** BEGIN DATASET EXCERPT **
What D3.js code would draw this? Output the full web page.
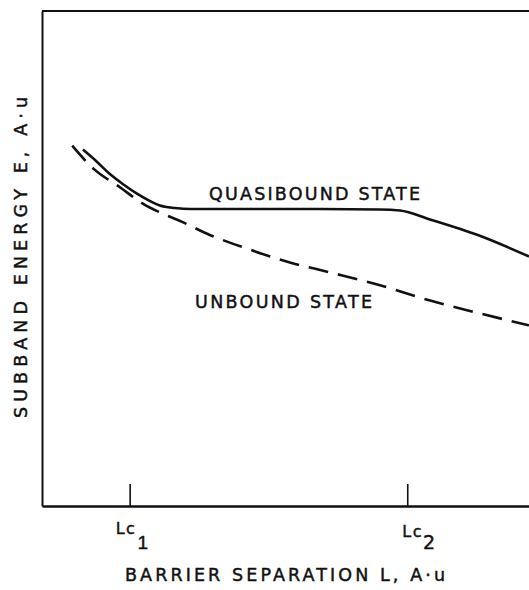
<!DOCTYPE html>
<html>
<head>
<meta charset="utf-8">
<script src="https://cdn.jsdelivr.net/npm/d3@7"></script>
<style>
  html, body { margin: 0; padding: 0; background: #fff; }
  svg { display: block; }
  text { font-family: "DejaVu Sans", sans-serif; fill: #111; stroke: #111; stroke-width: 0.45px; }
</style>
</head>
<body>
<svg id="chart" width="529" height="590"></svg>
<script>
// Barrier separation L (arbitrary units, 0–100) and subband energy E (arbitrary units, 0–100)
const quasiL = [8.4, 11.1, 14.0, 16.8, 19.5, 22.2, 24.2, 27.3, 30.4, 53.0, 69.4, 73.5, 79.7, 89.9, 100];
const quasiE = [72.0, 69.7, 67.0, 64.9, 63.1, 61.6, 60.7, 60.2, 60.0, 60.0, 59.9, 59.7, 57.9, 54.6, 50.4];

const unboundL = [6.2, 10.5, 16.0, 20.7, 24.9, 29.0, 33.9, 42.1, 50.9, 59.1, 69.4, 79.7, 89.9, 100];
const unboundE = [72.8, 68.2, 64.4, 61.1, 59.0, 57.3, 55.0, 52.0, 49.2, 47.2, 44.6, 41.5, 38.9, 36.5];

// Critical separations marked on the L axis
const tickValues = [18, 75];
const tickMain = ["Lc", "Lc"];
const tickSub = ["1", "2"];

const curveLabels = ["QUASIBOUND STATE", "UNBOUND STATE"];
const xTitle = "BARRIER SEPARATION L, A\u00B7u";
const yTitle = "SUBBAND ENERGY E, A\u00B7u";

const svg = d3.select("#chart");
const plotLeft = 42, plotRight = 529, plotTop = 11, plotBottom = 506;

const x = d3.scaleLinear().domain([0, 100]).range([plotLeft, plotRight]);
const y = d3.scaleLinear().domain([0, 100]).range([plotBottom, plotTop]);

// Frame: left axis, bottom axis with upward ticks, top border
svg.append("g")
  .attr("transform", `translate(${plotLeft},0)`)
  .call(d3.axisLeft(y).tickValues([]).tickSizeOuter(0))
  .call(g => g.select(".domain").attr("stroke", "#111").attr("stroke-width", 2));

svg.append("g")
  .attr("transform", `translate(0,${plotBottom})`)
  .call(d3.axisBottom(x).tickValues(tickValues).tickSize(-22).tickSizeOuter(0).tickFormat(""))
  .call(g => g.select(".domain").attr("stroke", "#111").attr("stroke-width", 2.5))
  .call(g => g.selectAll(".tick line").attr("stroke", "#111").attr("stroke-width", 1.6));

svg.append("line")
  .attr("x1", x(0)).attr("x2", x(100))
  .attr("y1", y(100)).attr("y2", y(100))
  .attr("stroke", "#111").attr("stroke-width", 2);

// Tick labels Lc1, Lc2 with subscripts
const tickDx = [-14, -5];
const tickDy = [0, 3];
tickValues.forEach((v, i) => {
  const t = svg.append("text")
    .attr("x", x(v) + tickDx[i])
    .attr("y", 534 + tickDy[i])
    .attr("font-size", 16)
    .attr("letter-spacing", 1.5);
  t.append("tspan").text(tickMain[i]);
  t.append("tspan")
    .attr("dx", i === 0 ? 1 : 0)
    .attr("dy", 15 - tickDy[i])
    .attr("font-size", 19)
    .attr("font-family", i === 0 ? "Liberation Sans, sans-serif" : null)
    .text(tickSub[i]);
});

// Curves
const line = d3.line()
  .x(d => x(d[0]))
  .y(d => y(d[1]))
  .curve(d3.curveMonotoneX);

svg.append("path")
  .datum(quasiL.map((l, i) => [l, quasiE[i]]))
  .attr("d", line)
  .attr("fill", "none")
  .attr("stroke", "#111")
  .attr("stroke-width", 2.6);

svg.append("path")
  .datum(unboundL.map((l, i) => [l, unboundE[i]]))
  .attr("d", line)
  .attr("fill", "none")
  .attr("stroke", "#111")
  .attr("stroke-width", 2.6)
  .attr("stroke-dasharray", "20 10");

// Curve labels
svg.append("text")
  .attr("x", 209).attr("y", 200)
  .attr("font-size", 17.5)
  .attr("textLength", 211).attr("lengthAdjust", "spacing")
  .text(curveLabels[0]);

svg.append("text")
  .attr("x", 195).attr("y", 308)
  .attr("font-size", 17.5)
  .attr("textLength", 177).attr("lengthAdjust", "spacing")
  .text(curveLabels[1]);

// Axis titles
svg.append("text")
  .attr("x", 125).attr("y", 581)
  .attr("font-size", 17.5)
  .attr("textLength", 320).attr("lengthAdjust", "spacing")
  .text(xTitle);

svg.append("text")
  .attr("transform", "translate(27,418) rotate(-90)")
  .attr("font-size", 17.5)
  .attr("textLength", 321).attr("lengthAdjust", "spacing")
  .text(yTitle);
</script>
</body>
</html>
** END DATASET EXCERPT **
WHAT IS BEING ASKED:
Except for the pictures, print the data above exactly.

SOLUTION:
What D3.js code would draw this? Output the full web page.
<!DOCTYPE html>
<html>
<head>
<meta charset="utf-8">
<script src="https://cdn.jsdelivr.net/npm/d3@7"></script>
<style>
  html, body { margin: 0; padding: 0; background: #fff; }
  svg { display: block; }
  text { font-family: "DejaVu Sans", sans-serif; fill: #111; stroke: #111; stroke-width: 0.45px; }
</style>
</head>
<body>
<svg id="chart" width="529" height="590"></svg>
<script>
// Barrier separation L (arbitrary units, 0–100) and subband energy E (arbitrary units, 0–100)
const quasiL = [8.4, 11.1, 14.0, 16.8, 19.5, 22.2, 24.2, 27.3, 30.4, 53.0, 69.4, 73.5, 79.7, 89.9, 100];
const quasiE = [72.0, 69.7, 67.0, 64.9, 63.1, 61.6, 60.7, 60.2, 60.0, 60.0, 59.9, 59.7, 57.9, 54.6, 50.4];

const unboundL = [6.2, 10.5, 16.0, 20.7, 24.9, 29.0, 33.9, 42.1, 50.9, 59.1, 69.4, 79.7, 89.9, 100];
const unboundE = [72.8, 68.2, 64.4, 61.1, 59.0, 57.3, 55.0, 52.0, 49.2, 47.2, 44.6, 41.5, 38.9, 36.5];

// Critical separations marked on the L axis
const tickValues = [18, 75];
const tickMain = ["Lc", "Lc"];
const tickSub = ["1", "2"];

const curveLabels = ["QUASIBOUND STATE", "UNBOUND STATE"];
const xTitle = "BARRIER SEPARATION L, A\u00B7u";
const yTitle = "SUBBAND ENERGY E, A\u00B7u";

const svg = d3.select("#chart");
const plotLeft = 42, plotRight = 529, plotTop = 11, plotBottom = 506;

const x = d3.scaleLinear().domain([0, 100]).range([plotLeft, plotRight]);
const y = d3.scaleLinear().domain([0, 100]).range([plotBottom, plotTop]);

// Frame: left axis, bottom axis with upward ticks, top border
svg.append("g")
  .attr("transform", `translate(${plotLeft},0)`)
  .call(d3.axisLeft(y).tickValues([]).tickSizeOuter(0))
  .call(g => g.select(".domain").attr("stroke", "#111").attr("stroke-width", 2));

svg.append("g")
  .attr("transform", `translate(0,${plotBottom})`)
  .call(d3.axisBottom(x).tickValues(tickValues).tickSize(-22).tickSizeOuter(0).tickFormat(""))
  .call(g => g.select(".domain").attr("stroke", "#111").attr("stroke-width", 2.5))
  .call(g => g.selectAll(".tick line").attr("stroke", "#111").attr("stroke-width", 1.6));

svg.append("line")
  .attr("x1", x(0)).attr("x2", x(100))
  .attr("y1", y(100)).attr("y2", y(100))
  .attr("stroke", "#111").attr("stroke-width", 2);

// Tick labels Lc1, Lc2 with subscripts
const tickDx = [-14, -5];
const tickDy = [0, 3];
tickValues.forEach((v, i) => {
  const t = svg.append("text")
    .attr("x", x(v) + tickDx[i])
    .attr("y", 534 + tickDy[i])
    .attr("font-size", 16)
    .attr("letter-spacing", 1.5);
  t.append("tspan").text(tickMain[i]);
  t.append("tspan")
    .attr("dx", i === 0 ? 1 : 0)
    .attr("dy", 15 - tickDy[i])
    .attr("font-size", 19)
    .attr("font-family", i === 0 ? "Liberation Sans, sans-serif" : null)
    .text(tickSub[i]);
});

// Curves
const line = d3.line()
  .x(d => x(d[0]))
  .y(d => y(d[1]))
  .curve(d3.curveMonotoneX);

svg.append("path")
  .datum(quasiL.map((l, i) => [l, quasiE[i]]))
  .attr("d", line)
  .attr("fill", "none")
  .attr("stroke", "#111")
  .attr("stroke-width", 2.6);

svg.append("path")
  .datum(unboundL.map((l, i) => [l, unboundE[i]]))
  .attr("d", line)
  .attr("fill", "none")
  .attr("stroke", "#111")
  .attr("stroke-width", 2.6)
  .attr("stroke-dasharray", "20 10");

// Curve labels
svg.append("text")
  .attr("x", 209).attr("y", 200)
  .attr("font-size", 17.5)
  .attr("textLength", 211).attr("lengthAdjust", "spacing")
  .text(curveLabels[0]);

svg.append("text")
  .attr("x", 195).attr("y", 308)
  .attr("font-size", 17.5)
  .attr("textLength", 177).attr("lengthAdjust", "spacing")
  .text(curveLabels[1]);

// Axis titles
svg.append("text")
  .attr("x", 125).attr("y", 581)
  .attr("font-size", 17.5)
  .attr("textLength", 320).attr("lengthAdjust", "spacing")
  .text(xTitle);

svg.append("text")
  .attr("transform", "translate(27,418) rotate(-90)")
  .attr("font-size", 17.5)
  .attr("textLength", 321).attr("lengthAdjust", "spacing")
  .text(yTitle);
</script>
</body>
</html>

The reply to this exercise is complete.